An open letter to the gentleman taking pictures yesterday in Newtown
By Preston Ray
Yesterday you were here, with the out of state plates on your car. Taking pictures on your cell phone like this town’s pain was a tourist attraction. I fancifully wondered if you were going to buy a Christmas tree while you were in the area. (Maybe on Christmas day while gathered around the tree celebrating peace on earth and goodwill to all mankind you will show those pictures to your loved ones and brag about how you took the trip here?)
You should not think of what happened as my town. That tragedy is not Newtown.
If you came to visit me in Sandy Hook, you would see that Newtown is where I can take you to the CH Booth library and show you all the historical exhibits. Where you can buy a rubber duck at a local Lions club charity event and cheer as it “races” against others down a stream.
You can go to the huge flagpole in the middle of the biggest intersection in town where we proudly fly the American flag (and ever since a car hit it in the late 70s we argue back and forth if we need to mar the sight by having traffic lights installed there).
Where you can go out to Rams Pasture and watch the annual lighting of the holiday tree.
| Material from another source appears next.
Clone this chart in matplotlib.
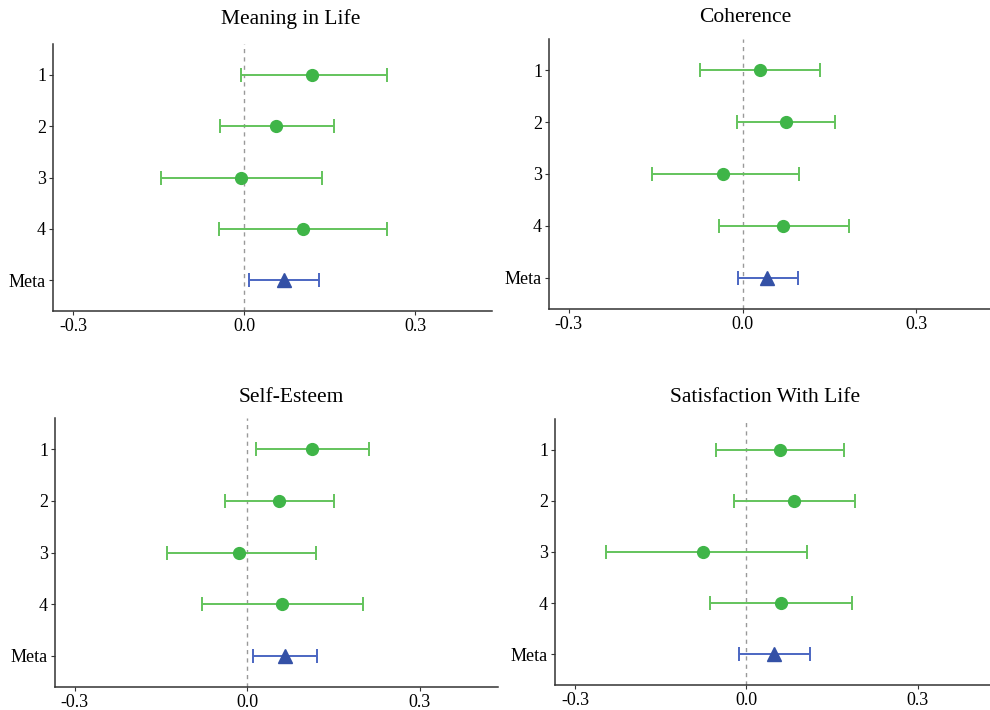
import matplotlib
matplotlib.use("Agg")
import matplotlib.pyplot as plt
import numpy as np

plt.rcParams["font.family"] = ["Liberation Serif", "DejaVu Serif"]

titres = ["Meaning in Life", "Coherence", "Self-Esteem", "Satisfaction With Life"]
etudes = ["1", "2", "3", "4", "Meta"]

# estimations (points) et bornes des IC, lignes 1..4 puis Meta
est_sens   = [0.120, 0.057, -0.006, 0.104, 0.070]
bas_sens   = [-0.006, -0.042, -0.146, -0.043, 0.009]
haut_sens  = [0.251, 0.157, 0.136, 0.250, 0.132]

est_coh    = [0.030, 0.075, -0.033, 0.070, 0.043]
bas_coh    = [-0.073, -0.009, -0.157, -0.041, -0.008]
haut_coh   = [0.133, 0.160, 0.097, 0.184, 0.095]

est_estime  = [0.113, 0.056, -0.014, 0.061, 0.066]
bas_estime  = [0.016, -0.038, -0.139, -0.078, 0.010]
haut_estime = [0.212, 0.151, 0.119, 0.202, 0.122]

est_satis  = [0.060, 0.084, -0.075, 0.061, 0.049]
bas_satis  = [-0.053, -0.021, -0.246, -0.064, -0.012]
haut_satis = [0.172, 0.190, 0.106, 0.185, 0.112]

donnees = [
    (est_sens, bas_sens, haut_sens),
    (est_coh, bas_coh, haut_coh),
    (est_estime, bas_estime, haut_estime),
    (est_satis, bas_satis, haut_satis),
]

VERT_LIGNE = "#63c35c"
VERT_POINT = "#3fb548"
BLEU_LIGNE = "#4b66c2"
BLEU_POINT = "#3451a6"

# positions des panneaux en pixels : gauche, droite, haut, bas
W, H = 990, 710
panneaux = [
    (53, 492, 44, 311),
    (549, 990, 39, 309),
    (55, 498, 418, 687),
    (555, 990, 419, 685),
]
xlims = [(-0.335, 0.435), (-0.334, 0.427), (-0.334, 0.436), (-0.335, 0.427)]
pos_titres = [(291, 19), (745, 18), (291, 397), (765, 397)]

fig = plt.figure(figsize=(W / 100, H / 100), dpi=100)

for k in range(4):
    g, d, h, b = panneaux[k]
    ax = fig.add_axes([g / W, 1 - b / H, (d - g) / W, (b - h) / H])
    est, bas, haut = donnees[k]
    y = np.arange(1, len(etudes) + 1)

    ax.axvline(0, color="#999999", linestyle=(0, (3, 3)), linewidth=1.0, zorder=1)

    for i in range(len(etudes)):
        meta = etudes[i] == "Meta"
        cl = BLEU_LIGNE if meta else VERT_LIGNE
        cp = BLEU_POINT if meta else VERT_POINT
        ax.errorbar(
            est[i], y[i],
            xerr=[[est[i] - bas[i]], [haut[i] - est[i]]],
            fmt="none", ecolor=cl, elinewidth=1.4, capsize=5, capthick=1.4, zorder=2,
        )
        ax.plot(
            est[i], y[i],
            marker="^" if meta else "o",
            markersize=9.5 if meta else 8.5,
            color=cp, linestyle="none", zorder=3,
        )

    ax.set_xlim(*xlims[k])
    ax.set_ylim(5.6, 0.4)
    ax.set_yticks(y)
    ax.set_yticklabels(etudes, fontsize=13)
    ax.set_xticks([-0.3, 0.0, 0.3])
    ax.set_xticklabels(["-0.3", "0.0", "0.3"], fontsize=13)
    ax.tick_params(length=3, width=0.8, color="#333333", pad=2)

    for cote in ["top", "right"]:
        ax.spines[cote].set_visible(False)
    for cote in ["left", "bottom"]:
        ax.spines[cote].set_color("#333333")
        ax.spines[cote].set_linewidth(1.1)

    tx, ty = pos_titres[k]
    fig.text(tx / W, 1 - ty / H, titres[k], ha="center", va="center", fontsize=15.5)

plt.savefig("out.png", dpi=100)
plt.close()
Where for two dollars (and there was a lot of angst when it had to go up from one dollar) you can watch a movie in the town hall on Saturday night.
You could go out on a boat across Lake Zoar (because almost every time we have visitors, one of our neighbors who owns a boat offers to take us out) and hear my neighbor and me debate if the fries are better at Burgeritoville or the Lake Zoar Drive In (Lake Zoar Drive In of course!). Or come along as I take my dog for a walk down to the lake or over to the Paugusset State forest. We’d have to stop, tho, if any of the neighborhood children, some of whom attend Sandy Hook Elementary School, want to say hello and pet the dog…because even though they probably won’t remember my name I guarantee you they’ll remember the dog’s). You might get your hair cut at the local barbershop and listen to the men joke about how the (mostly…even now in the 21st century) women organizing children’s trick-or-treating on Main Street show a level of strategy and tactical execution that would shame the generals who planned the invasion of Normandy.
Our First Selectwoman (because we don’t have a mayor, we have a First Selectperson, that’s how we roll in this New England town, homies…) Patricia Llodra has said, “We are a strong and caring place… we will find a way to heal.” And she is right. We will find ways to support the people who are supporting those who are hurt the most. The town of Monroe has opened up Chalk Hill School for us and I am sure in the days to come the neighboring towns will be there for us just as we have always been there for each other in the past. Connecticut and America will be there for us. Even from places as far away as Brazil, Baghdad and Estonia people are reaching out to express their support and compassion. So I know we will come together as a community and with the help of the world, come back. Not better, but wiser and stronger. So when you’re home and looking at the pictures you took on your cell phone, that’s how you should think of us in Newtown.